I'm trying to determine which parts of a string match a specific named capture group, using stringi and R (and thus ICU regex). However, if the named capture group is the first child of an unnamed capture group, the name is lost in the output.
The contrived example is the following, the real is much more complex:
library(stringi)
stri_locate_all_regex("ab", "((?<letterone>[a-z])(?<lettertwo>[a-z]))", capture_groups = TRUE)
#> [[1]]
#> start end
#> [1,] 1 2
#> attr(,"capture_groups")
#> attr(,"capture_groups")[[1]]
#> start end
#> [1,] 1 2
#>
#> attr(,"capture_groups")[[2]]
#> start end
#> [1,] 1 1
#>
#> attr(,"capture_groups")$lettertwo
#> start end
#> [1,] 2 2
We see that capture group 2 appears to correspond to the named capture group letterone (it matches the first letter only), however, the name is lost in the output.

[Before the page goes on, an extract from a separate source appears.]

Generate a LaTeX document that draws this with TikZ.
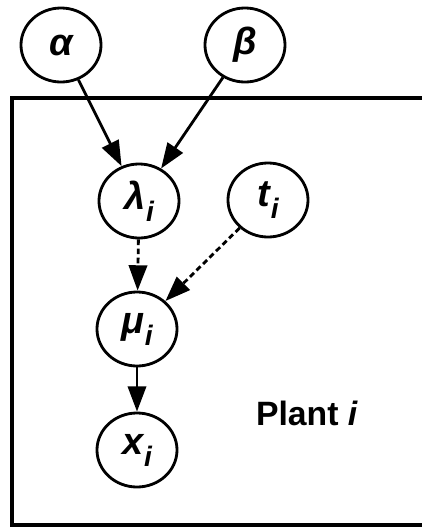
\documentclass[tikz,border=0pt]{standalone}
\usepackage{fontspec}
\setmainfont{Liberation Sans}
\usepackage{tikz}
\usetikzlibrary{shapes.geometric, arrows.meta, positioning}

\newcommand{\vsub}[2]{#1\kern0.5pt\raisebox{-0.6ex}{\fontsize{20}{22}\selectfont #2}}

\begin{document}
\begin{tikzpicture}[
  x=0.025cm, y=-0.025cm,
  every node/.style={font=\fontsize{27}{30}\selectfont\bfseries\itshape},
  var/.style={ellipse, draw, line width=2pt, minimum width=2cm,
              minimum height=1.85cm, inner sep=0pt},
  arrow/.style={-{Triangle[length=18pt, width=13pt]}, line width=2pt},
  dasharrow/.style={arrow, dash pattern=on 4pt off 2.5pt},
  plate/.style={draw, line width=2.3pt}
]
\clip (0,0) rectangle (422,528);

%--- Plate ---%
\draw[plate] (12,98) rectangle (440,525);
\node[font=\fontsize{24}{28}\selectfont\bfseries] (plant) at (307,413)
  {Plant \textit{i}};

%--- Hyperparameters ---%
\node[var] (alpha) at (61,45)  {α};
\node[var] (beta)  at (245,45) {β};

%--- Plant-level variables ---%
\node[var] (lambda) at (139,201) {\vsub{λ}{i}};
\node[var] (t)      at (268,200) {\vsub{t}{i}};
\node[var] (mu)     at (137,329) {\vsub{μ}{i}};
\node[var] (x)      at (137,450) {\vsub{x}{i}};

%--- Arrows ---%
\draw[arrow]     (alpha)  -- (lambda);
\draw[arrow]     (beta)   -- (lambda);
\draw[dasharrow] (lambda) -- (mu);
\draw[dasharrow] (t)      -- (mu);
\draw[arrow]     (mu)     -- (x);

\end{tikzpicture}
\end{document}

If it's not the first item in a capture group, it returns the expected output, even if the first item is a no-op, e.g. a{0}
.
stri_locate_all_regex("ab", "(a{0}(?<letterone>[a-z])(?<lettertwo>[a-z]))", capture_groups = TRUE)
#> [[1]]
#> start end
#> [1,] 1 2
#> attr(,"capture_groups")
#> attr(,"capture_groups")[[1]]
#> start end
#> [1,] 1 2
#>
#> attr(,"capture_groups")$letterone
#> start end
#> [1,] 1 1
#>
#> attr(,"capture_groups")$lettertwo
#> start end
#> [1,] 2 2
Is there a way to extract named capture groups regardless of their position? And is this a known phenomenon I just don't know about, or a bug?